Friday, December 2, 2011
Drivan Don't Head To The Disko
Drivan is a band of Swedes who take the term fractured fairytale a little bit to literally. These slightly avant garde artists create what could best be described as broken folk music. What's that mean? Well imagine a bit of folk tronica, a $5 budget and a left of center approach that leaves their songs somewhere underneath a bed and you kind of have an idea where Drivan are coming from. It's nothing terribly bad but at the same time their album, Disko is nothing you'll want to run home and listen to again and again.

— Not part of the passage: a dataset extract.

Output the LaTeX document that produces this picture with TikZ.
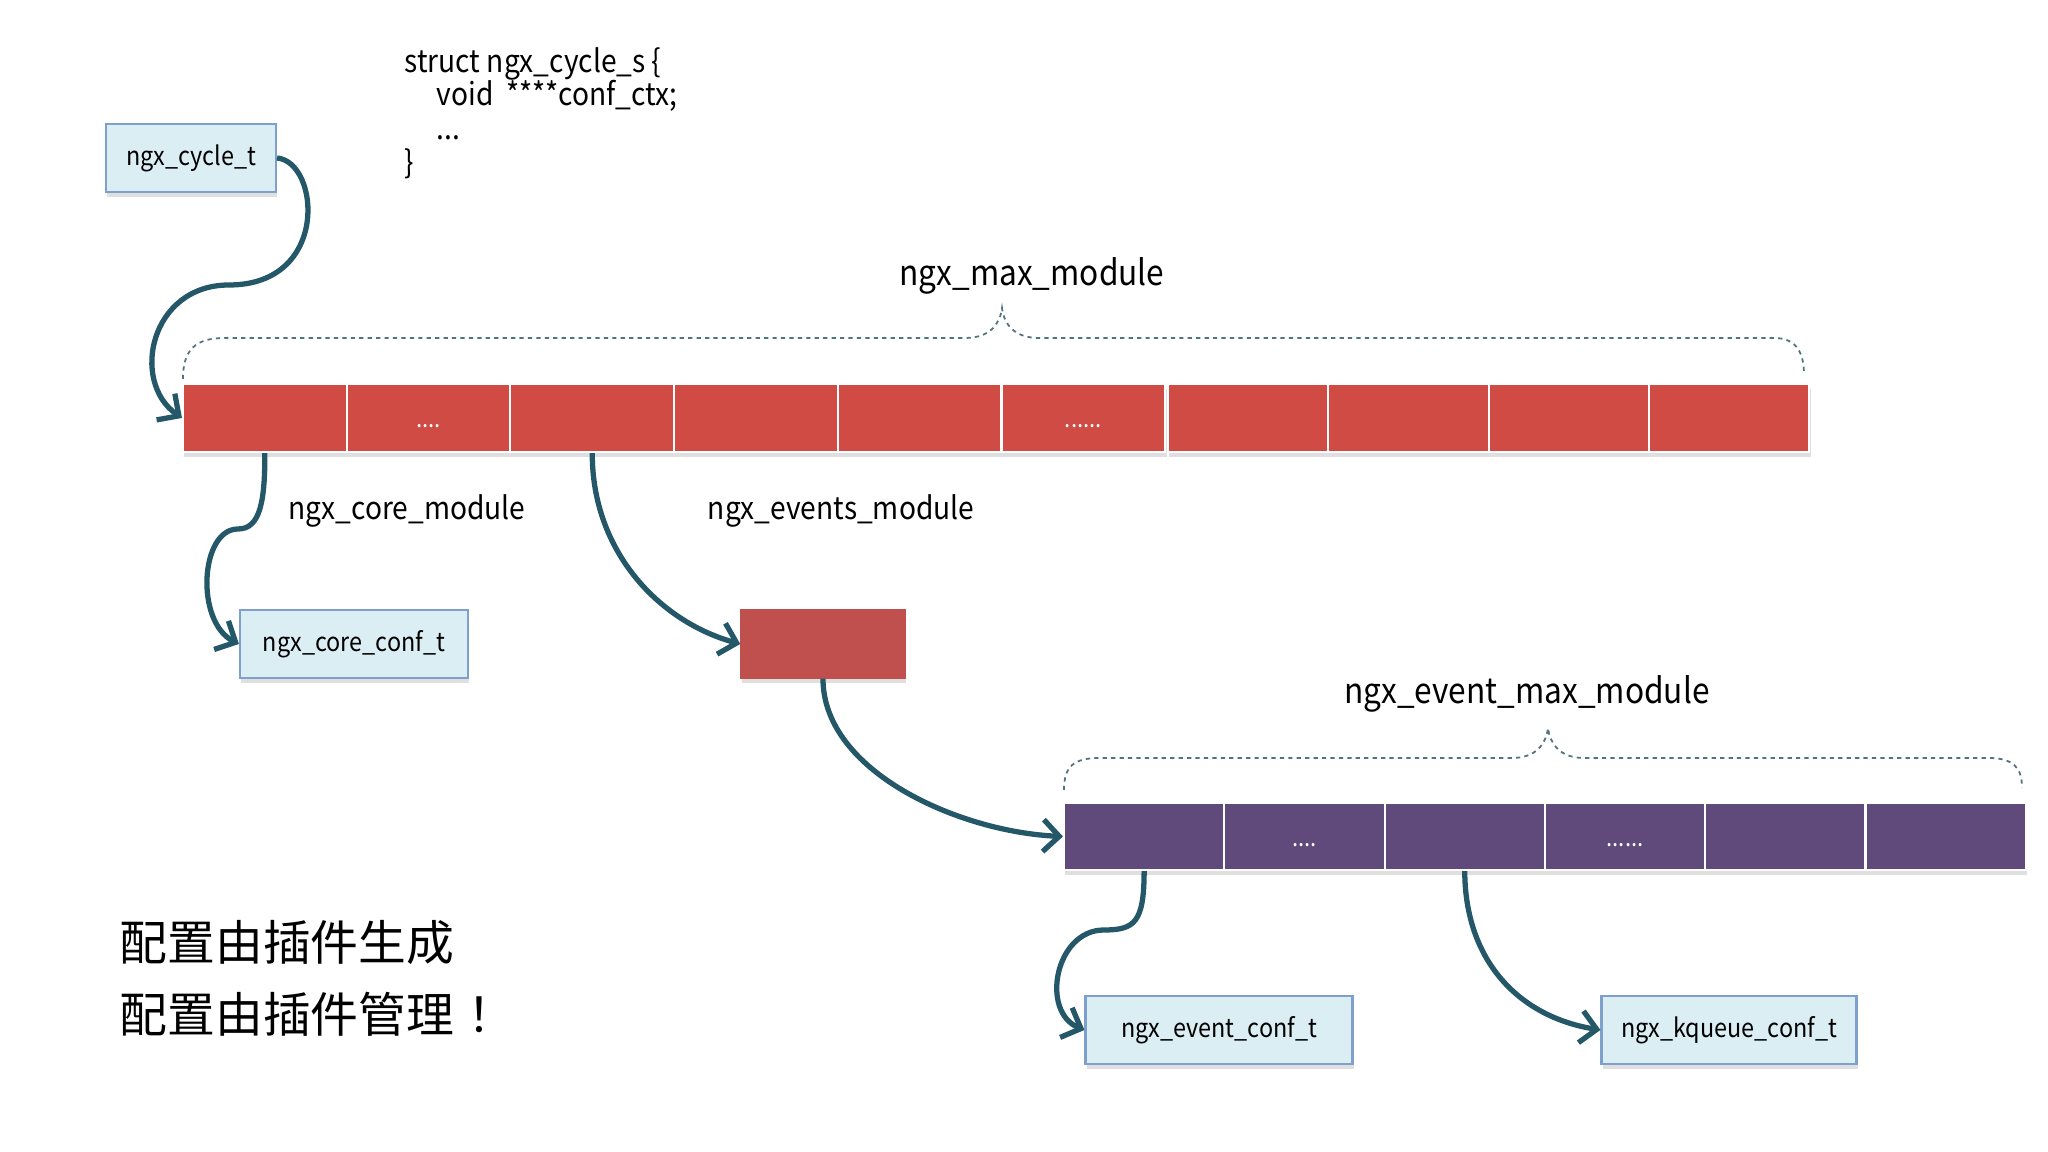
\documentclass[tikz,border=0pt]{standalone}
\usepackage{fontspec}
\setmainfont{Noto Sans CJK SC}[FakeStretch=0.9]
\newfontfamily\cjkfont{Noto Sans CJK SC}
\usetikzlibrary{arrows.meta,shadows}

\definecolor{linkteal}{RGB}{36,88,105}
\definecolor{bracegray}{RGB}{80,115,125}
\definecolor{boxfill}{RGB}{219,238,244}
\definecolor{boxline}{RGB}{125,160,205}
\definecolor{cellred}{RGB}{209,75,69}
\definecolor{boxred}{RGB}{192,80,77}
\definecolor{cellpurple}{RGB}{96,74,123}

\begin{document}
\begin{tikzpicture}[every node/.style={font=\fontsize{8.9}{10.7}\selectfont},
	softshadow/.style={drop shadow={shadow xshift=0.4pt,shadow yshift=-1.5pt,opacity=0.25}},
	cfgbox/.style={draw=boxline,fill=boxfill,line width=0.6pt,minimum height=0.68cm,inner sep=0pt,font=\fontsize{7.4}{9}\selectfont,softshadow},
	redcell/.style={draw=white,fill=cellred,line width=0.6pt,minimum width=1.637cm,minimum height=0.68cm,inner sep=0pt,softshadow},
	purcell/.style={draw=white,fill=cellpurple,line width=0.6pt,minimum width=1.603cm,minimum height=0.67cm,inner sep=0pt,softshadow},
	celldots/.style={anchor=base,text=white,font=\fontsize{7}{8}\selectfont},
	biglbl/.style={font=\fontsize{10}{12}\selectfont},
	codeline/.style={anchor=base west,inner sep=0pt},
	bracel/.style={draw=bracegray,line width=0.5pt,dash pattern=on 1.2pt off 1.2pt},
	link/.style={draw=linkteal,line width=1.5pt,-{Straight Barb[length=1.6mm,width=3.2mm]}}]
	\path[fill=white] (0,0) rectangle (20.48,11.52);
	\useasboundingbox (0,0) rectangle (20.48,11.52);

	% struct and cycle
	\node[cfgbox,minimum width=1.70cm] (cycle) at (1.91,9.94) {ngx\_cycle\_t};
	\node[codeline] (code1) at (4.04,10.79) {struct ngx\_cycle\_s \{};
	\node[codeline] (code2) at (4.36,10.46) {void \ ****conf\_ctx;};
	\node[codeline] (code3) at (4.36,10.12) {...};
	\node[codeline] (code4) at (4.04,9.78) {\}};

	% ngx_max_module array
	\foreach \i in {1,...,6}
		\node[redcell] (r\i) at ({1.83+(\i-0.5)*1.637},7.34) {};
	\foreach \i in {7,...,10}
		\node[redcell,minimum width=1.603cm] (r\i) at ({11.68+(\i-6.5)*1.603},7.34) {};
	\node[celldots] (r2dots) at ([yshift=-0.1cm]r2.center) {....};
	\node[celldots] (r6dots) at ([yshift=-0.1cm]r6.center) {......};
	\draw[bracel] (1.83,7.73) .. controls (1.83,8.02) and (1.95,8.14) .. (2.25,8.14) -- (9.65,8.14)
		.. controls (9.9,8.14) and (10.0,8.28) .. (10.02,8.44)
		.. controls (10.04,8.28) and (10.14,8.14) .. (10.39,8.14) -- (17.74,8.14)
		.. controls (17.96,8.14) and (18.04,8.0) .. (18.04,7.77);
	\node[biglbl] (maxlbl) at (10.32,8.76) {ngx\_max\_module};

	\node (corelbl) at (4.07,6.41) {ngx\_core\_module};
	\node (eventslbl) at (8.41,6.41) {ngx\_events\_module};

	% second level
	\node[cfgbox,minimum width=2.28cm] (coreconf) at (3.54,5.08) {ngx\_core\_conf\_t};
	\node[draw=boxred,fill=boxred,minimum width=1.64cm,minimum height=0.68cm,inner sep=0pt,softshadow] (evctx) at (8.23,5.08) {};

	% ngx_event_max_module array
	\foreach \i in {1,...,6}
		\node[purcell] (p\i) at ({10.64+(\i-0.5)*1.603},3.155) {};
	\node[celldots] (p2dots) at ([yshift=-0.1cm]p2.center) {....};
	\node[celldots] (p4dots) at ([yshift=-0.1cm]p4.center) {......};
	\draw[bracel] (10.64,3.62) .. controls (10.64,3.86) and (10.74,3.94) .. (11.0,3.94) -- (15.12,3.94)
		.. controls (15.36,3.94) and (15.46,4.08) .. (15.48,4.24)
		.. controls (15.50,4.08) and (15.6,3.94) .. (15.84,3.94) -- (19.88,3.94)
		.. controls (20.14,3.94) and (20.22,3.84) .. (20.22,3.64);
	\node[biglbl] (evmaxlbl) at (15.27,4.58) {ngx\_event\_max\_module};

	\node[cfgbox,minimum width=2.67cm] (eventconf) at (12.19,1.22) {ngx\_event\_conf\_t};
	\node[cfgbox,minimum width=2.55cm] (kqueueconf) at (17.29,1.22) {ngx\_kqueue\_conf\_t};

	% links
	\draw[link] (cycle.east) .. controls (3.2,9.9) and (3.3,8.67) .. (2.29,8.67)
		.. controls (1.5,8.67) and (1.3,7.7) .. (r1.west);
	\draw[link] (r1.south) .. controls (2.65,6.5) and (2.6,6.23) .. (2.38,6.23)
		.. controls (2.0,6.23) and (1.95,5.3) .. (coreconf.west);
	\draw[link] (r3.south) .. controls (5.92,6.0) and (6.6,5.3) .. (evctx.west);
	\draw[link] (evctx.south) .. controls (8.23,3.8) and (9.6,3.2) .. (p1.west);
	\draw[link] (p1.south) .. controls (11.44,2.3) and (11.35,2.22) .. (11.04,2.22)
		.. controls (10.55,2.22) and (10.4,1.4) .. (eventconf.west);
	\draw[link] (p3.south) .. controls (14.65,1.9) and (15.2,1.35) .. (kqueueconf.west);

	% note
	\node[codeline,font=\cjkfont\fontsize{13.6}{16}\selectfont] (note1) at (1.19,1.91) {配置由插件生成};
	\node[codeline,font=\cjkfont\fontsize{13.6}{16}\selectfont] (note2) at (1.19,1.19) {配置由插件管理\kern0.27em！};
\end{tikzpicture}
\end{document}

Disko is quite literally the exact opposite of everything the title might stand for. Instead of a crazy night out, Disko is all about a night in, holed up in a cramped bedroom with piles of barely working recording equipment creating something approaching a tune. They sometime achieve something that's almost too good to believe; see, "Som En Laderlapp," but most of the time Drivan sort of sound like they were just tinkering around with a recorder on. Disko for the most part sounds like it was cut and pasted together with duct tape and a prayer. It's the sort of record that's so fragile and so lo-fi you would swear it's going to just come apart at the seams with tape landing everywhere.
Drivan have some great ideas here, but they never get the chance to become fully developed and as a result Disko kind of falls a bit flat. Given $10 and a studio with working equipment Disko could probably be shaped into something that's pretty darn good. But as it stands the record is a nice bedsit recording that doesn't seem like it ever wants to leave the confines of its room. Oh well.